Enquanto o Sangue Coloria a Noite, Eu Olhava as Estrelas, de Felipe Arrojo Poroger (SP)
Parte de uma premissa contundente e bastante válida, mas acaba resvalando na construção dos personagens. Na trama, menino sofre bulling no colégio e, em casa, seu pai, um militar que definha em sua cadeira de rodas, não lhe tem espaço para diálogo. Existem ótimas ideias, muito subtexto e uma cena em plano-sequência que mostra a reação do pai a um fato bombástico. Mas o desfecho deixa a desejar.
S2, de Bruno Bini (MT)
Na trama, rapaz precisa escrever roteiro de curta-metragem, mas tem problemas para deslanchar o texto. Divertido, mas autorreferente demais, o curta é uma brincadeira com a linguagem cinematográfica. A metalinguagem é um artifício muito usado em curtas universitários e em S2, eles utilizam à exaustão o conceito. O elenco é bom – principalmente os dois rapazes principais – e algumas piadas funcionam (destaque para a participação relâmpago de um ator famoso).
Sêo Inácio (ou O Cinema Imaginário), de Helio Ronyvon (RN)
Apresenta um senhor idoso fanático por filmes, que vive em sua “prisão” de dvds, livros e cadernos – anotando (quase) todas as produções que já assistiu. Inácio esteve presente na sessão e fez questão de elogiar o evento no palco do Palácio dos Festivais. O documentário em curta é divertido e cativante por nos apresentar uma figura com tamanho amor pela sétima arte.
Virgindade, de Chico Lacerda (PE)
O diretor é o faz-tudo desta produção, assinando também a montagem, o roteiro, a direção de fotografia e a narração. Na história, um homem remonta seu passado e relembra como, desde criança pequena, já sentia impulsos sexuais fortes por pessoas do mesmo sexo. A narração é bastante honesta e cativa exatamente por este fato. Na tela, imagens que vagamente ligam a fala do diretor ao seu passado. E diversos pênis, uma ode ao corpo masculino.
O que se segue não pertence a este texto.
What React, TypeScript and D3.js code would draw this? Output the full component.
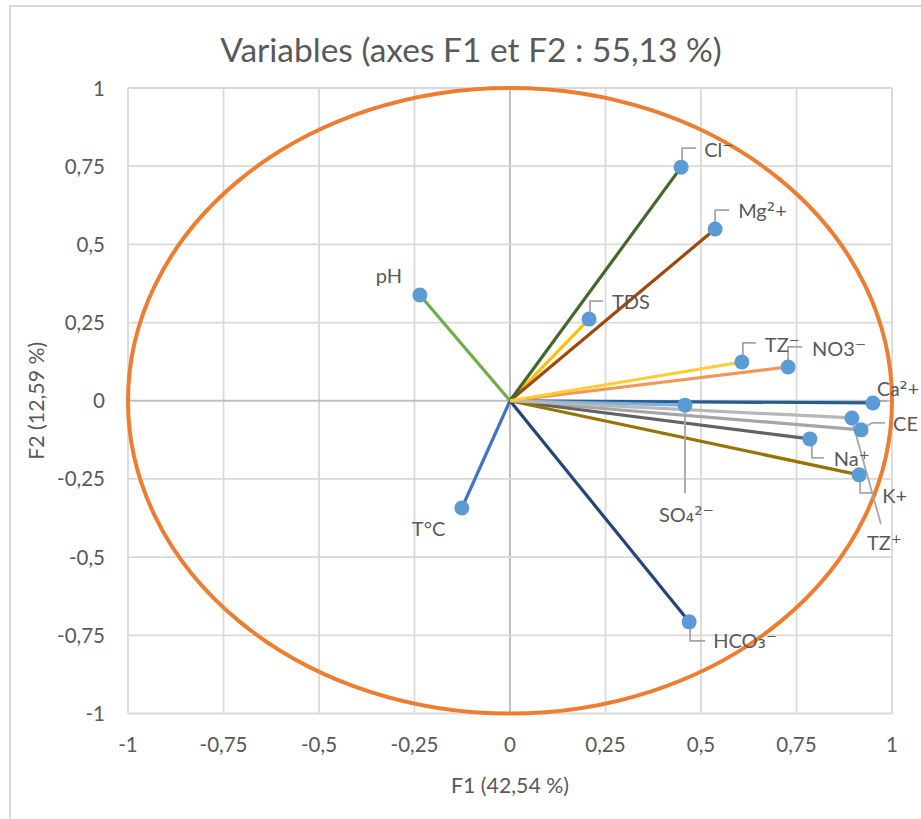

Macapá, de Marcos Ponts (MA)
Com oito minutos, uma câmera e uma atriz, o curta mostra o processo por vezes automatizado e forçado de uma cena pretensamente documental. A vela que se apaga e a lágrima que cai nem sempre são atos naturais. Bem executado e com boa premissa, termina deixando inquietação.
Haram, de Max Gaggino (BA)
O diretor coloca uma mulher muçulmana em uma janela, uma criança baiana em outra, bem à sua frente, e desconstrói preconceitos, preceitos e pecados. Uma conversa franca. Um olhar infantil. Um mundo que seria mais belo ao conseguir se enxergar no outro. Com belas atuações e mensagem bem colocada, o curta é certamente um dos mais memoráveis da competição.
O Corpo, de Lucas Cassales (RS)
O jovem cineasta comanda uma intensa história de horror e suspense com elenco graúdo: César Troncoso, Janaína Kremer e as revelações Gabriela Poester e Rafael Henzel. Na trama, um corpo encontrado no mato vira o gatilho para estranhos acontecimentos na casa da família do menino Alberto. Dominando bem o clima do gênero, Cassales faz um belo trabalho, que até serviria como um prólogo para uma história maior.
Quando Parei de me Preocupar com Canalhas, de Tiago Vieira (SP/GO)
Assim como O Corpo, exibido pouco antes, este trabalho chama a atenção pelo seu elenco: Matheus Nachtergaele, Paulo Miklos e Otto dividem a tela, em uma trama que mistura em um caldeirão diversas referências, sendo primeiramente um filme político. Nachtergaele vive um homem em fúria com suas convicções. Cercado de pessoas que rechaçam suas ideias, aquele sujeito se sente cercado por imbecis. E talvez esteja. Destaque para a hilária atuação de Miklos como um taxista e para a montagem inteligente.
Dá Licença de Contar, de Pedro Serrano (SP)
O curta mergulha no universo das canções do sambista Adoniran Barbosa, construindo sua trama em cima de diversos trechos das letras do músico paulistano. Paulo Miklos vive uma figura com os traços de Adoniran, sujeito malandro, sempre com uma frase de efeito na ponta da língua. Com fotografia caprichada e recriação de época impressionante, Dá Licença de Contar foi uma das boas surpresas do festival. Impossível sair da sessão sem assoviar um dos clássicos do sambista. Destaque para a versão de Iracena, cantada por Ney Matogrosso.
O Teto Sobre Nós, de Bruno Carboni (RS)
Mistura ficção e documentário para retratar a situação dos moradores de um prédio abandonado. Sabendo que serão despejados a qualquer momento, o clima de tensão entre todos cresce a cada minuto. Isso dá margem para situações cada vez mais angustiantes, com a paranoia se transformando em pesadelo. Carboni consegue construir uma atmosfera quase surreal em alguns momentos, ainda mantendo firme suas intenções acerca da reflexão de um caso social real.